• _Short exercise_:
Reproduce the listing below in full and without alteration, apart from its pictures.
* Start *
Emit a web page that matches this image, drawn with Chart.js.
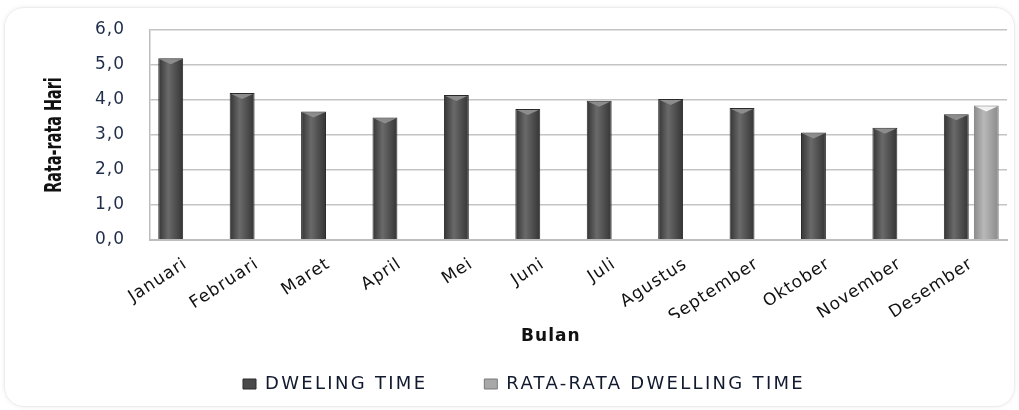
<!DOCTYPE html>
<html>
<head>
<meta charset="utf-8">
<script src="https://cdn.jsdelivr.net/npm/chart.js@4.4.1/dist/chart.umd.min.js"></script>
<style>
  html, body { margin: 0; padding: 0; background: #fff; }
  #frame { position: absolute; left: 4px; top: 7px; width: 1009px; height: 398px;
           border: 1px solid #ececec; border-radius: 20px; box-shadow: 0 0 4px rgba(0,0,0,0.07); }
  #chart { position: absolute; left: 0; top: 0; }
</style>
</head>
<body>
<div id="frame"></div>
<canvas id="chart" width="1019" height="410"></canvas>
<script>
// data
var bulan = ['Januari', 'Februari', 'Maret', 'April', 'Mei', 'Juni', 'Juli',
             'Agustus', 'September', 'Oktober', 'November', 'Desember'];
var dwelingTime = [5.19, 4.20, 3.67, 3.50, 4.14, 3.74, 3.98, 4.03, 3.77, 3.07, 3.21, 3.59];
var rataRata = [null, null, null, null, null, null, null, null, null, null, null, 3.84];
var yTicks = [0, 1, 2, 3, 4, 5, 6];
var yTitle = 'Rata-rata Hari';

var shades = [
    { edge: '#343434', mid: '#6a6a6a', cap: '#8c8c8c', border: '#2a2a2a' },
    { edge: '#8a8a8a', mid: '#b8b8b8', cap: '#f2f2f2', border: '#7a7a7a' }
];

// the picture is a horizontally stretched chart, so most text is spaced out
var wideText = {
    id: 'wideText',
    beforeLayout: function (chart) {
        chart.ctx.letterSpacing = '2.3px';
    },
    beforeDraw: function (chart) {
        var ctx = chart.ctx;
        var area = chart.chartArea;
        ctx.save();
        ctx.letterSpacing = '0px';
        ctx.translate(chart.scales.y.left + 14, (area.top + area.bottom) / 2);
        ctx.rotate(-Math.PI / 2);
        ctx.scale(1, 1.4);
        ctx.font = "bold 16px 'DejaVu Sans Condensed', 'DejaVu Sans'";
        ctx.fillStyle = '#111111';
        ctx.textAlign = 'center';
        ctx.textBaseline = 'middle';
        ctx.fillText(yTitle, 0, 0);
        ctx.restore();
        ctx.letterSpacing = '2.3px';   // legend
    },
    afterDatasetsDraw: function (chart) {
        chart.ctx.letterSpacing = '1px';   // tick labels and "Bulan"
    },
    afterDraw: function (chart) {
        chart.ctx.letterSpacing = '2.3px';
    }
};

// cylinder-like shading on each bar, plus the small cap on top
var barShading = {
    id: 'barShading',
    beforeDatasetsDraw: function (chart) {
        var ctx = chart.ctx;
        chart.data.datasets.forEach(function (ds, i) {
            var meta = chart.getDatasetMeta(i);
            meta.data.forEach(function (bar, j) {
                if (ds.data[j] == null) return;
                var g = ctx.createLinearGradient(bar.x - bar.width / 2, 0, bar.x + bar.width / 2, 0);
                g.addColorStop(0, shades[i].edge);
                g.addColorStop(0.4, shades[i].mid);
                g.addColorStop(1, shades[i].edge);
                bar.options = Object.assign({}, bar.options, { backgroundColor: g });
            });
        });
    },
    afterDatasetsDraw: function (chart) {
        var ctx = chart.ctx;
        chart.data.datasets.forEach(function (ds, i) {
            var meta = chart.getDatasetMeta(i);
            meta.data.forEach(function (bar, j) {
                if (ds.data[j] == null) return;
                var l = bar.x - bar.width / 2 + 1.5, r = bar.x + bar.width / 2 - 1.5;
                ctx.save();
                ctx.fillStyle = shades[i].cap;
                ctx.beginPath();
                ctx.moveTo(l, bar.y + 1);
                ctx.lineTo(r, bar.y + 1);
                ctx.lineTo(bar.x, bar.y + 6);
                ctx.closePath();
                ctx.fill();
                ctx.restore();
            });
        });
    }
};

var chart = new Chart(document.getElementById('chart').getContext('2d'), {
    type: 'bar',
    data: {
        labels: bulan,
        datasets: [{
            label: 'DWELING TIME',
            data: dwelingTime,
            backgroundColor: '#4a4a4a',
            borderColor: shades[0].border,
            borderWidth: 1
        }, {
            label: 'RATA-RATA DWELLING TIME',
            data: rataRata,
            backgroundColor: '#a8a8a8',
            borderColor: shades[1].border,
            borderWidth: 1
        }]
    },
    options: {
        responsive: false,
        animation: false,
        devicePixelRatio: 1,
        categoryPercentage: 0.84,
        barPercentage: 0.83,
        layout: { padding: { left: 41, right: 12, top: 30, bottom: 7 } },
        plugins: {
            tooltip: { enabled: false },
            legend: {
                position: 'bottom',
                labels: {
                    boxWidth: 13,
                    boxHeight: 10,
                    padding: 57,
                    color: '#111a2e',
                    font: { family: 'DejaVu Sans', size: 18 }
                }
            }
        },
        scales: {
            x: {
                afterFit: function (scale) { scale.height = 78; },
                grid: { display: false, z: 1 },
                border: { display: true, color: '#bdbdbd', width: 2, z: 1 },
                ticks: {
                    z: 1,
                    autoSkip: false,
                    minRotation: 33,
                    maxRotation: 33,
                    padding: 6,
                    color: '#111111',
                    font: { family: 'DejaVu Sans', size: 17 }
                },
                title: {
                    display: true,
                    text: 'Bulan        ',
                    color: '#111111',
                    padding: { top: 0, bottom: -29 },
                    font: { family: 'DejaVu Sans', size: 17, weight: 'bold' }
                }
            },
            y: {
                min: 0,
                max: 6,
                afterFit: function (scale) {
                    scale.width = 109;
                    scale.paddingTop = 4;
                    scale.paddingBottom = 4;
                },
                afterBuildTicks: function (scale) {
                    scale.ticks = yTicks.map(function (v) { return { value: v }; });
                },
                grid: { color: '#c4c4c4', lineWidth: 1.5, drawTicks: false },
                border: { display: true, color: '#bdbdbd', width: 1.5 },
                ticks: {
                    z: 1,
                    padding: 25,
                    color: '#1f2d4a',
                    font: { family: 'DejaVu Sans', size: 17 },
                    callback: function (v) { return v.toFixed(1).replace('.', ','); }
                },
                title: { display: false }
            }
        }
    },
    plugins: [wideText, barShading]
});
</script>
</body>
</html>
* End *
• _Worked answer_:
Emit a web page that matches this image, drawn with Chart.js.
<!DOCTYPE html>
<html>
<head>
<meta charset="utf-8">
<script src="https://cdn.jsdelivr.net/npm/chart.js@4.4.1/dist/chart.umd.min.js"></script>
<style>
  html, body { margin: 0; padding: 0; background: #fff; }
  #frame { position: absolute; left: 4px; top: 7px; width: 1009px; height: 398px;
           border: 1px solid #ececec; border-radius: 20px; box-shadow: 0 0 4px rgba(0,0,0,0.07); }
  #chart { position: absolute; left: 0; top: 0; }
</style>
</head>
<body>
<div id="frame"></div>
<canvas id="chart" width="1019" height="410"></canvas>
<script>
// data
var bulan = ['Januari', 'Februari', 'Maret', 'April', 'Mei', 'Juni', 'Juli',
             'Agustus', 'September', 'Oktober', 'November', 'Desember'];
var dwelingTime = [5.19, 4.20, 3.67, 3.50, 4.14, 3.74, 3.98, 4.03, 3.77, 3.07, 3.21, 3.59];
var rataRata = [null, null, null, null, null, null, null, null, null, null, null, 3.84];
var yTicks = [0, 1, 2, 3, 4, 5, 6];
var yTitle = 'Rata-rata Hari';

var shades = [
    { edge: '#343434', mid: '#6a6a6a', cap: '#8c8c8c', border: '#2a2a2a' },
    { edge: '#8a8a8a', mid: '#b8b8b8', cap: '#f2f2f2', border: '#7a7a7a' }
];

// the picture is a horizontally stretched chart, so most text is spaced out
var wideText = {
    id: 'wideText',
    beforeLayout: function (chart) {
        chart.ctx.letterSpacing = '2.3px';
    },
    beforeDraw: function (chart) {
        var ctx = chart.ctx;
        var area = chart.chartArea;
        ctx.save();
        ctx.letterSpacing = '0px';
        ctx.translate(chart.scales.y.left + 14, (area.top + area.bottom) / 2);
        ctx.rotate(-Math.PI / 2);
        ctx.scale(1, 1.4);
        ctx.font = "bold 16px 'DejaVu Sans Condensed', 'DejaVu Sans'";
        ctx.fillStyle = '#111111';
        ctx.textAlign = 'center';
        ctx.textBaseline = 'middle';
        ctx.fillText(yTitle, 0, 0);
        ctx.restore();
        ctx.letterSpacing = '2.3px';   // legend
    },
    afterDatasetsDraw: function (chart) {
        chart.ctx.letterSpacing = '1px';   // tick labels and "Bulan"
    },
    afterDraw: function (chart) {
        chart.ctx.letterSpacing = '2.3px';
    }
};

// cylinder-like shading on each bar, plus the small cap on top
var barShading = {
    id: 'barShading',
    beforeDatasetsDraw: function (chart) {
        var ctx = chart.ctx;
        chart.data.datasets.forEach(function (ds, i) {
            var meta = chart.getDatasetMeta(i);
            meta.data.forEach(function (bar, j) {
                if (ds.data[j] == null) return;
                var g = ctx.createLinearGradient(bar.x - bar.width / 2, 0, bar.x + bar.width / 2, 0);
                g.addColorStop(0, shades[i].edge);
                g.addColorStop(0.4, shades[i].mid);
                g.addColorStop(1, shades[i].edge);
                bar.options = Object.assign({}, bar.options, { backgroundColor: g });
            });
        });
    },
    afterDatasetsDraw: function (chart) {
        var ctx = chart.ctx;
        chart.data.datasets.forEach(function (ds, i) {
            var meta = chart.getDatasetMeta(i);
            meta.data.forEach(function (bar, j) {
                if (ds.data[j] == null) return;
                var l = bar.x - bar.width / 2 + 1.5, r = bar.x + bar.width / 2 - 1.5;
                ctx.save();
                ctx.fillStyle = shades[i].cap;
                ctx.beginPath();
                ctx.moveTo(l, bar.y + 1);
                ctx.lineTo(r, bar.y + 1);
                ctx.lineTo(bar.x, bar.y + 6);
                ctx.closePath();
                ctx.fill();
                ctx.restore();
            });
        });
    }
};

var chart = new Chart(document.getElementById('chart').getContext('2d'), {
    type: 'bar',
    data: {
        labels: bulan,
        datasets: [{
            label: 'DWELING TIME',
            data: dwelingTime,
            backgroundColor: '#4a4a4a',
            borderColor: shades[0].border,
            borderWidth: 1
        }, {
            label: 'RATA-RATA DWELLING TIME',
            data: rataRata,
            backgroundColor: '#a8a8a8',
            borderColor: shades[1].border,
            borderWidth: 1
        }]
    },
    options: {
        responsive: false,
        animation: false,
        devicePixelRatio: 1,
        categoryPercentage: 0.84,
        barPercentage: 0.83,
        layout: { padding: { left: 41, right: 12, top: 30, bottom: 7 } },
        plugins: {
            tooltip: { enabled: false },
            legend: {
                position: 'bottom',
                labels: {
                    boxWidth: 13,
                    boxHeight: 10,
                    padding: 57,
                    color: '#111a2e',
                    font: { family: 'DejaVu Sans', size: 18 }
                }
            }
        },
        scales: {
            x: {
                afterFit: function (scale) { scale.height = 78; },
                grid: { display: false, z: 1 },
                border: { display: true, color: '#bdbdbd', width: 2, z: 1 },
                ticks: {
                    z: 1,
                    autoSkip: false,
                    minRotation: 33,
                    maxRotation: 33,
                    padding: 6,
                    color: '#111111',
                    font: { family: 'DejaVu Sans', size: 17 }
                },
                title: {
                    display: true,
                    text: 'Bulan        ',
                    color: '#111111',
                    padding: { top: 0, bottom: -29 },
                    font: { family: 'DejaVu Sans', size: 17, weight: 'bold' }
                }
            },
            y: {
                min: 0,
                max: 6,
                afterFit: function (scale) {
                    scale.width = 109;
                    scale.paddingTop = 4;
                    scale.paddingBottom = 4;
                },
                afterBuildTicks: function (scale) {
                    scale.ticks = yTicks.map(function (v) { return { value: v }; });
                },
                grid: { color: '#c4c4c4', lineWidth: 1.5, drawTicks: false },
                border: { display: true, color: '#bdbdbd', width: 1.5 },
                ticks: {
                    z: 1,
                    padding: 25,
                    color: '#1f2d4a',
                    font: { family: 'DejaVu Sans', size: 17 },
                    callback: function (v) { return v.toFixed(1).replace('.', ','); }
                },
                title: { display: false }
            }
        }
    },
    plugins: [wideText, barShading]
});
</script>
</body>
</html>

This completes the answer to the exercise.